Under CFS, every processor has a specific runqueue of tasks, and no task occurs at the same time in more than one runqueue. Each runqueue is a red-black tree. The tree's internal nodes represent tasks or task groups, and these nodes are indexed by their vruntime values so that (in the tree as a whole or in any subtree) the internal nodes to the left have lower vruntime values than the ones to the right:

    25     ## 25 is a task vruntime
    /\
  17  29   ## 17 roots the left subtree, 29 the right one
  /\  ...
 5  19     ## and so on
...  \
     nil   ## leaf nodes are nil

In summary, tasks with the lowest vruntime—and, therefore, the greatest need for a processor—reside somewhere in the left subtree; tasks with relatively high vruntimes congregate in the right subtree.
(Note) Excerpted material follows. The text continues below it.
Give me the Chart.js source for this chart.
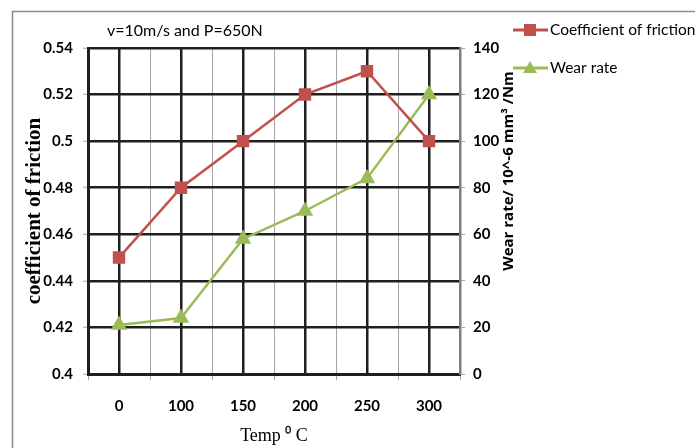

A preempted task would go into the right subtree, thus giving other tasks a chance to move leftwards in the tree. A task with the smallest vruntime winds up in the tree's leftmost (internal) node, which is thus the front of the runqueue.

The CFS scheduler has an instance, the C task_struct, to track detailed information about each task to be scheduled. This structure embeds a sched_entity structure, which in turn has scheduling-specific information, in particular, the vruntime per task or task group:

struct task_struct {       /** info on a task **/
  ...
  struct sched_entity se;  /** vruntime, etc. **/
  ...
};

The red-black tree is implemented in familiar C fashion, with a premium on pointers for efficiency. A cfs_rq structure instance embeds a rb_root field named tasks_timeline, which points to the root of a red-black tree. Each of the tree's internal nodes has pointers to the parent and the two child nodes; the leaf nodes have nil as their value.

CFS illustrates how a straightforward idea—give every task a fair share of processor resources—can be implemented in a low-fuss but highly efficient way. It's worth repeating that CFS achieves fair and efficient scheduling without traditional artifacts such as fixed timeslices and explicit task priorities. The pursuit of even better schedulers goes on, of course; for the moment, however, CFS is as good as it gets for general-purpose processor scheduling.